- [Your task]:
Collect each line containing "that".

- [Materials provided]:
● ● ● ● ● ● ●
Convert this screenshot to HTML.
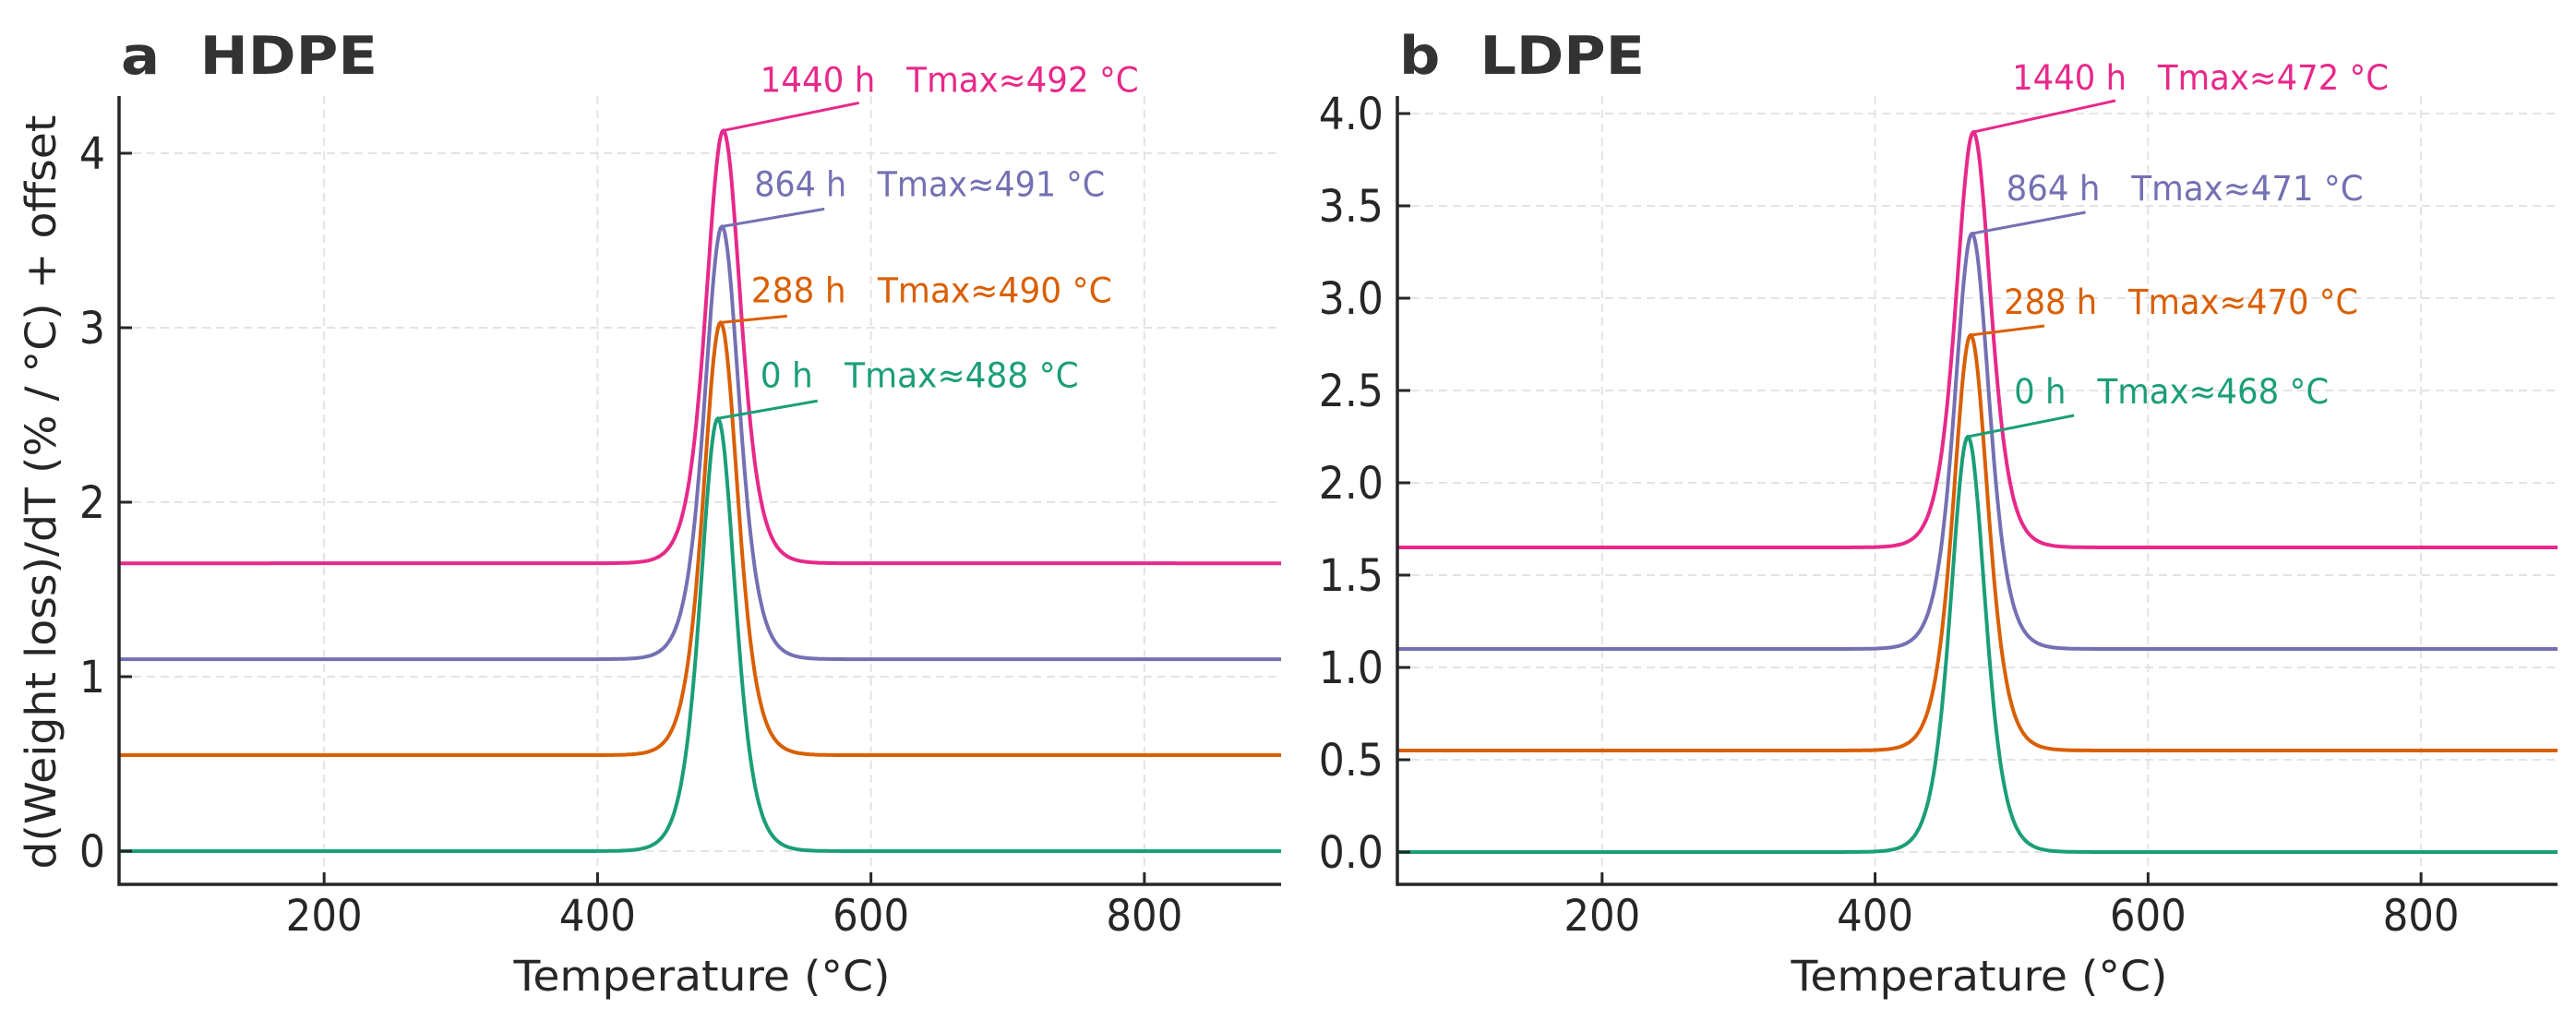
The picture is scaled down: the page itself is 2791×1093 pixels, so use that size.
<!DOCTYPE html>
<html><head><meta charset="utf-8"><style>
html,body{margin:0;padding:0;background:#fff;}
svg{display:block;font-family:"DejaVu Sans","Liberation Sans",sans-serif;}
</style></head><body>
<svg id="chart" width="2791" height="1093" viewBox="0 0 2791 1093" xmlns="http://www.w3.org/2000/svg"></svg>
<script>
// ---- data ----
const sampleTimes = ["0 h", "288 h", "864 h", "1440 h"];
const seriesOffsets = [0, 0.55, 1.1, 1.65];
const hdpeTmax = [488, 490, 491, 492];
const ldpeTmax = [468, 470, 471, 472];
const hdpeAmplitude = [2.48, 2.48, 2.48, 2.48];
const ldpeAmplitude = [2.25, 2.25, 2.25, 2.25];
const hdpeYTicks = [0, 1, 2, 3, 4];
const ldpeYTicks = [0.0, 0.5, 1.0, 1.5, 2.0, 2.5, 3.0, 3.5, 4.0];
const xTicks = [200, 400, 600, 800];
const colors = ["#1b9e77", "#d95f02", "#7570b3", "#e7298a"];

const NS = "http://www.w3.org/2000/svg";
const svg = document.getElementById("chart");
const COND = 0.92;
function mk(tag, attrs, parent) {
  const e = document.createElementNS(NS, tag);
  for (const k in attrs) e.setAttribute(k, attrs[k]);
  (parent || svg).appendChild(e);
  return e;
}
function condense(t, w) {
  const L = w || t.getComputedTextLength() * COND;
  t.setAttribute("textLength", L.toFixed(1));
  t.setAttribute("lengthAdjust", "spacingAndGlyphs");
}
const SP = "\u00A0\u00A0\u00A0";

function panel(cfg) {
  const g = mk("g", {});
  
  
  const L = cfg.left, R = cfg.right, T = 104, B = 958;
  const xs = v => L + (v - 50) / (900 - 50) * (R - L);
  const ys = v => cfg.y0 - v * cfg.yscale;

  for (const t of xTicks) {
    const l = mk("line", {x1: xs(t), x2: xs(t), y1: T, y2: B, stroke: "#e3e3e3", "stroke-width": 2, "stroke-dasharray": "9 6"}, g);
    
    
  }
  for (const t of cfg.yTicks) {
    const l = mk("line", {x1: L, x2: R, y1: ys(t), y2: ys(t), stroke: "#e3e3e3", "stroke-width": 2, "stroke-dasharray": "9 6"}, g);
    
    
  }

  for (let i = 0; i < sampleTimes.length; i++) {
    let d = "";
    for (let T0 = 50; T0 <= 900; T0 += 1) {
      const u = (T0 - cfg.tmax[i]) / 17;
      const c = 1 / Math.cosh(u);
      const v = seriesOffsets[i] + cfg.amp[i] * c * c;
      d += (T0 === 50 ? "M" : "L") + xs(T0).toFixed(1) + "," + ys(v).toFixed(1);
    }
    const p = mk("path", {d: d, fill: "none", stroke: colors[i], "stroke-width": 4, "stroke-linejoin": "round"}, g);
    
    
  }

  for (let i = 0; i < sampleTimes.length; i++) {
    const px = xs(cfg.tmax[i]), py = ys(seriesOffsets[i] + cfg.amp[i]);
    const o = cfg.ann[i];
    const ln = mk("line", {x1: px, y1: py, x2: px + o[2], y2: py + o[3], stroke: colors[i], "stroke-width": 3}, g);
    
    
    const t = mk("text", {x: px + o[0], y: py + o[1], fill: colors[i], "font-size": 37}, g);
    
    
    t.textContent = sampleTimes[i] + SP + "Tmax\u2248" + cfg.tmax[i] + " \u00B0C";
    condense(t, o[4]);
  }

  const ax = mk("path", {d: `M${L},${T} L${L},${B} L${R},${B}`, fill: "none", stroke: "#262626", "stroke-width": 3.5}, g);
  
  

  for (const t of xTicks) {
    mk("line", {x1: xs(t), x2: xs(t), y1: B, y2: B - 13, stroke: "#262626", "stroke-width": 3}, g);
    const tx = mk("text", {x: xs(t), y: 1008, "text-anchor": "middle", fill: "#262626", "font-size": 47}, g);
    
    
    tx.textContent = t;
    condense(tx, 83);
  }
  for (const t of cfg.yTicks) {
    mk("line", {x1: L, x2: L + 14, y1: ys(t), y2: ys(t), stroke: "#262626", "stroke-width": 3}, g);
    const ty = mk("text", {x: L - 15, y: ys(t) + 17, "text-anchor": "end", fill: "#262626", "font-size": 48}, g);
    
    
    ty.textContent = cfg.fmt(t);
    condense(ty);
  }

  const xl = mk("text", {x: (L + R) / 2 + 2, y: 1073, "text-anchor": "middle", fill: "#262626", "font-size": 45}, g);
  
  
  xl.textContent = "Temperature (\u00B0C)";
  condense(xl, 408);

  const tt = mk("text", {x: L + 2, y: 80, fill: "#333", "font-size": 57, "font-weight": "bold"}, g);
  
  
  tt.textContent = cfg.title;
  condense(tt, cfg.titleW);
}

panel({name: "hdpe-panel", title: "a\u00A0\u00A0HDPE", titleW: 278, left: 129, right: 1388, y0: 922, yscale: 189,
  yTicks: hdpeYTicks, tmax: hdpeTmax, amp: hdpeAmplitude, fmt: v => String(v),
  ann: [[46, -34, 108, -19, 345], [33, -22, 72, -7, 391], [35, -33, 111, -19, 380], [40, -42, 147, -30, 410]]});
panel({name: "ldpe-panel", title: "b\u00A0\u00A0LDPE", titleW: 266, left: 1514, right: 2771, y0: 923, yscale: 200,
  yTicks: ldpeYTicks, tmax: ldpeTmax, amp: ldpeAmplitude, fmt: v => v.toFixed(1),
  ann: [[50, -36, 115, -23, 341], [36, -23, 80, -10, 384], [37, -36, 123, -23, 387], [42, -46, 154, -34, 408]]});

const yl = mk("text", {x: 0, y: 0, "text-anchor": "middle", fill: "#262626", "font-size": 45, transform: "translate(60,533) rotate(-90)"});


yl.textContent = "d(Weight loss)/dT (% / \u00B0C) + offset";
condense(yl, 817);
</script>
</body></html>
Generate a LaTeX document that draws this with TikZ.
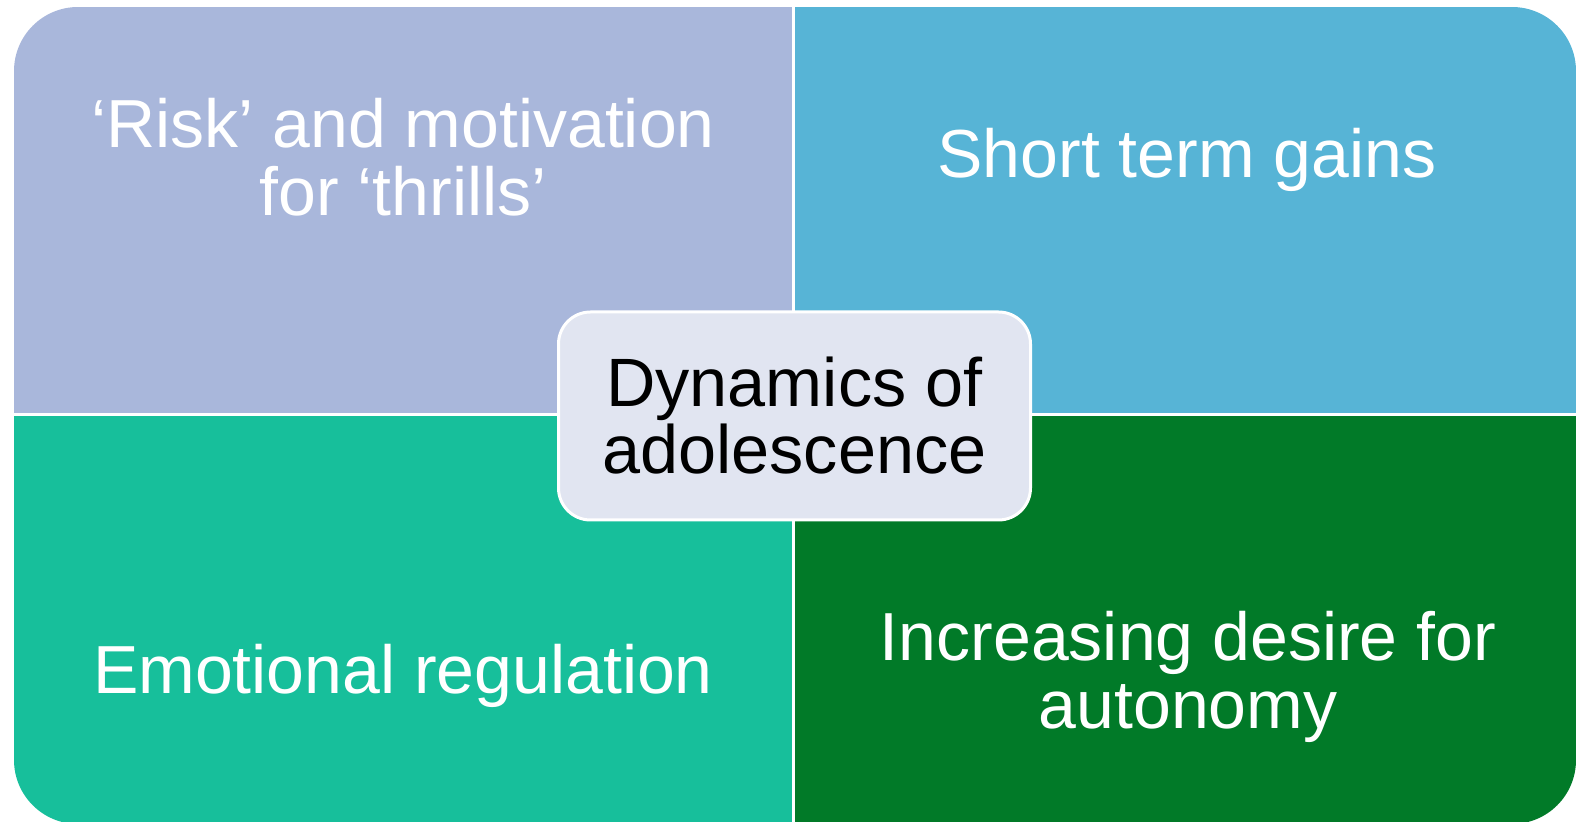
\documentclass[tikz,border=0pt]{standalone}
\usepackage{fontspec}
\setmainfont{Liberation Sans}
\definecolor{riskblue}{HTML}{A9B7DB}
\definecolor{gainblue}{HTML}{57B4D6}
\definecolor{emogreen}{HTML}{17BF9B}
\definecolor{autogreen}{HTML}{017A28}
\definecolor{corefill}{HTML}{E1E5F1}
\tikzset{
  quadtext/.style={text=white, align=center, font=\fontsize{34}{34}\selectfont},
  corebox/.style={draw=white, line width=1.5pt, fill=corefill, rounded corners=16pt,
    minimum width=236pt, minimum height=104pt, align=center,
    font=\fontsize{34.2}{33.5}\selectfont}
}

\begin{document}
\begin{tikzpicture}[x=0.5pt,y=-0.5pt]
\useasboundingbox (0,0) rectangle (1581,822);
\begin{scope}
\clip[rounded corners=32pt] (14,7) rectangle (1576,824);
\foreach \xa/\ya/\xb/\yb/\c in {14/7/793/415/riskblue,793/7/1576/415/gainblue,14/415/793/824/emogreen,793/415/1576/824/autogreen}
  \fill[\c] (\xa,\ya) rectangle (\xb,\yb);
\draw[white, line width=1.5pt] (793,7) -- (793,824);
\draw[white, line width=1.5pt] (14,415) -- (1576,415);
\end{scope}
\node[quadtext] (risk) at (403,157) {`Risk' and motivation\\for `thrills'};
\node[quadtext] (gains) at (1187,160) {Short term gains};
\node[quadtext] (emotion) at (403,676) {Emotional regulation};
\node[quadtext] (autonomy) at (1188,677) {Increasing desire for\\autonomy};
\node[corebox] (core) at (794.5,416) {Dynamics of\\adolescence};
\end{tikzpicture}
\end{document}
● ● ● ● ● ● ●
- [Full answer]:
The picture is scaled down: the page itself is 2791×1093 pixels, so use that size.
Generate a LaTeX document that draws this with TikZ.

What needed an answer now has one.